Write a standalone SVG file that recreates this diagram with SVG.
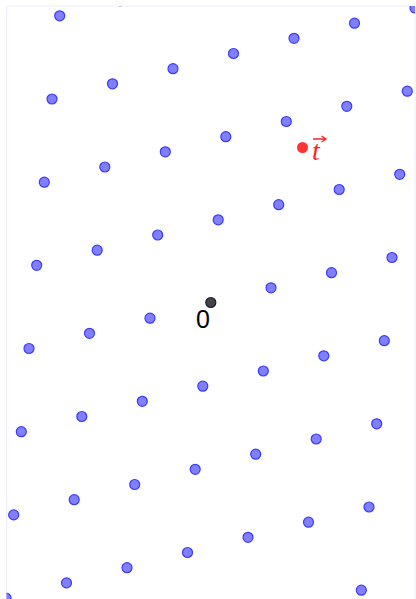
<svg xmlns="http://www.w3.org/2000/svg" width="416" height="599" viewBox="0 0 416 599">
<style>
.p{fill:#8080ff;stroke:#3a3aff;stroke-width:1.2}
</style>
<defs><clipPath id="c"><rect x="6.5" y="6" width="408.5" height="600"/></clipPath></defs>
<rect width="416" height="599" fill="#fff"/>
<rect x="6.5" y="6" width="408.5" height="600" fill="none" stroke="#ececfd" stroke-width="1"/>
<g id="lattice" clip-path="url(#c)">
<circle class="p" cx="120.2" cy="0.7" r="5"/>
<circle class="p" cx="59.7" cy="15.8" r="5"/>
<circle class="p" cx="415" cy="8" r="5"/>
<circle class="p" cx="354.5" cy="23.2" r="5"/>
<circle class="p" cx="294" cy="38.3" r="5"/>
<circle class="p" cx="233.5" cy="53.5" r="5"/>
<circle class="p" cx="173" cy="68.7" r="5"/>
<circle class="p" cx="112.5" cy="83.8" r="5"/>
<circle class="p" cx="52" cy="99" r="5"/>
<circle class="p" cx="407.3" cy="91.2" r="5"/>
<circle class="p" cx="346.8" cy="106.3" r="5"/>
<circle class="p" cx="286.3" cy="121.5" r="5"/>
<circle class="p" cx="225.8" cy="136.7" r="5"/>
<circle class="p" cx="165.3" cy="151.8" r="5"/>
<circle class="p" cx="104.8" cy="167" r="5"/>
<circle class="p" cx="44.3" cy="182.2" r="5"/>
<circle class="p" cx="399.7" cy="174.3" r="5"/>
<circle class="p" cx="339.2" cy="189.5" r="5"/>
<circle class="p" cx="278.7" cy="204.7" r="5"/>
<circle class="p" cx="218.2" cy="219.8" r="5"/>
<circle class="p" cx="157.7" cy="235" r="5"/>
<circle class="p" cx="97.2" cy="250.2" r="5"/>
<circle class="p" cx="36.7" cy="265.3" r="5"/>
<circle class="p" cx="392" cy="257.5" r="5"/>
<circle class="p" cx="331.5" cy="272.7" r="5"/>
<circle class="p" cx="271" cy="287.8" r="5"/>
<circle class="p" cx="150" cy="318.2" r="5"/>
<circle class="p" cx="89.5" cy="333.3" r="5"/>
<circle class="p" cx="29" cy="348.5" r="5"/>
<circle class="p" cx="384.3" cy="340.7" r="5"/>
<circle class="p" cx="323.8" cy="355.8" r="5"/>
<circle class="p" cx="263.3" cy="371" r="5"/>
<circle class="p" cx="202.8" cy="386.2" r="5"/>
<circle class="p" cx="142.3" cy="401.3" r="5"/>
<circle class="p" cx="81.8" cy="416.5" r="5"/>
<circle class="p" cx="21.3" cy="431.7" r="5"/>
<circle class="p" cx="376.7" cy="423.8" r="5"/>
<circle class="p" cx="316.2" cy="439" r="5"/>
<circle class="p" cx="255.7" cy="454.2" r="5"/>
<circle class="p" cx="195.2" cy="469.3" r="5"/>
<circle class="p" cx="134.7" cy="484.5" r="5"/>
<circle class="p" cx="74.2" cy="499.7" r="5"/>
<circle class="p" cx="13.7" cy="514.9" r="5"/>
<circle class="p" cx="369" cy="507" r="5"/>
<circle class="p" cx="308.5" cy="522.2" r="5"/>
<circle class="p" cx="248" cy="537.3" r="5"/>
<circle class="p" cx="187.5" cy="552.5" r="5"/>
<circle class="p" cx="127" cy="567.7" r="5"/>
<circle class="p" cx="66.5" cy="582.9" r="5"/>
<circle class="p" cx="6" cy="598" r="5"/>
<circle class="p" cx="361.3" cy="590.2" r="5"/>
</g>
<g id="origin">
<circle cx="210.8" cy="302.5" r="5" fill="#444" stroke="#1a1a40" stroke-width="1.2"/>
<text x="196" y="328" font-family="Liberation Sans, Arial, sans-serif" font-size="25" fill="#000">0</text>
</g>
<g id="target">
<circle cx="302.5" cy="147.5" r="5.5" fill="#f33"/>
<text x="312" y="160" font-family="Liberation Serif, serif" font-style="italic" font-size="28" fill="#f22">t</text>
<path d="M313 139H325M321.5 136L326 139L321.5 142" fill="none" stroke="#f22" stroke-width="1.3"/>
</g>
</svg>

What needs to be done: Print the listing above in full, exactly as written. Omit any pictures.

Answer below:
Write a standalone SVG file that recreates this diagram with SVG.
<svg xmlns="http://www.w3.org/2000/svg" width="416" height="599" viewBox="0 0 416 599">
<style>
.p{fill:#8080ff;stroke:#3a3aff;stroke-width:1.2}
</style>
<defs><clipPath id="c"><rect x="6.5" y="6" width="408.5" height="600"/></clipPath></defs>
<rect width="416" height="599" fill="#fff"/>
<rect x="6.5" y="6" width="408.5" height="600" fill="none" stroke="#ececfd" stroke-width="1"/>
<g id="lattice" clip-path="url(#c)">
<circle class="p" cx="120.2" cy="0.7" r="5"/>
<circle class="p" cx="59.7" cy="15.8" r="5"/>
<circle class="p" cx="415" cy="8" r="5"/>
<circle class="p" cx="354.5" cy="23.2" r="5"/>
<circle class="p" cx="294" cy="38.3" r="5"/>
<circle class="p" cx="233.5" cy="53.5" r="5"/>
<circle class="p" cx="173" cy="68.7" r="5"/>
<circle class="p" cx="112.5" cy="83.8" r="5"/>
<circle class="p" cx="52" cy="99" r="5"/>
<circle class="p" cx="407.3" cy="91.2" r="5"/>
<circle class="p" cx="346.8" cy="106.3" r="5"/>
<circle class="p" cx="286.3" cy="121.5" r="5"/>
<circle class="p" cx="225.8" cy="136.7" r="5"/>
<circle class="p" cx="165.3" cy="151.8" r="5"/>
<circle class="p" cx="104.8" cy="167" r="5"/>
<circle class="p" cx="44.3" cy="182.2" r="5"/>
<circle class="p" cx="399.7" cy="174.3" r="5"/>
<circle class="p" cx="339.2" cy="189.5" r="5"/>
<circle class="p" cx="278.7" cy="204.7" r="5"/>
<circle class="p" cx="218.2" cy="219.8" r="5"/>
<circle class="p" cx="157.7" cy="235" r="5"/>
<circle class="p" cx="97.2" cy="250.2" r="5"/>
<circle class="p" cx="36.7" cy="265.3" r="5"/>
<circle class="p" cx="392" cy="257.5" r="5"/>
<circle class="p" cx="331.5" cy="272.7" r="5"/>
<circle class="p" cx="271" cy="287.8" r="5"/>
<circle class="p" cx="150" cy="318.2" r="5"/>
<circle class="p" cx="89.5" cy="333.3" r="5"/>
<circle class="p" cx="29" cy="348.5" r="5"/>
<circle class="p" cx="384.3" cy="340.7" r="5"/>
<circle class="p" cx="323.8" cy="355.8" r="5"/>
<circle class="p" cx="263.3" cy="371" r="5"/>
<circle class="p" cx="202.8" cy="386.2" r="5"/>
<circle class="p" cx="142.3" cy="401.3" r="5"/>
<circle class="p" cx="81.8" cy="416.5" r="5"/>
<circle class="p" cx="21.3" cy="431.7" r="5"/>
<circle class="p" cx="376.7" cy="423.8" r="5"/>
<circle class="p" cx="316.2" cy="439" r="5"/>
<circle class="p" cx="255.7" cy="454.2" r="5"/>
<circle class="p" cx="195.2" cy="469.3" r="5"/>
<circle class="p" cx="134.7" cy="484.5" r="5"/>
<circle class="p" cx="74.2" cy="499.7" r="5"/>
<circle class="p" cx="13.7" cy="514.9" r="5"/>
<circle class="p" cx="369" cy="507" r="5"/>
<circle class="p" cx="308.5" cy="522.2" r="5"/>
<circle class="p" cx="248" cy="537.3" r="5"/>
<circle class="p" cx="187.5" cy="552.5" r="5"/>
<circle class="p" cx="127" cy="567.7" r="5"/>
<circle class="p" cx="66.5" cy="582.9" r="5"/>
<circle class="p" cx="6" cy="598" r="5"/>
<circle class="p" cx="361.3" cy="590.2" r="5"/>
</g>
<g id="origin">
<circle cx="210.8" cy="302.5" r="5" fill="#444" stroke="#1a1a40" stroke-width="1.2"/>
<text x="196" y="328" font-family="Liberation Sans, Arial, sans-serif" font-size="25" fill="#000">0</text>
</g>
<g id="target">
<circle cx="302.5" cy="147.5" r="5.5" fill="#f33"/>
<text x="312" y="160" font-family="Liberation Serif, serif" font-style="italic" font-size="28" fill="#f22">t</text>
<path d="M313 139H325M321.5 136L326 139L321.5 142" fill="none" stroke="#f22" stroke-width="1.3"/>
</g>
</svg>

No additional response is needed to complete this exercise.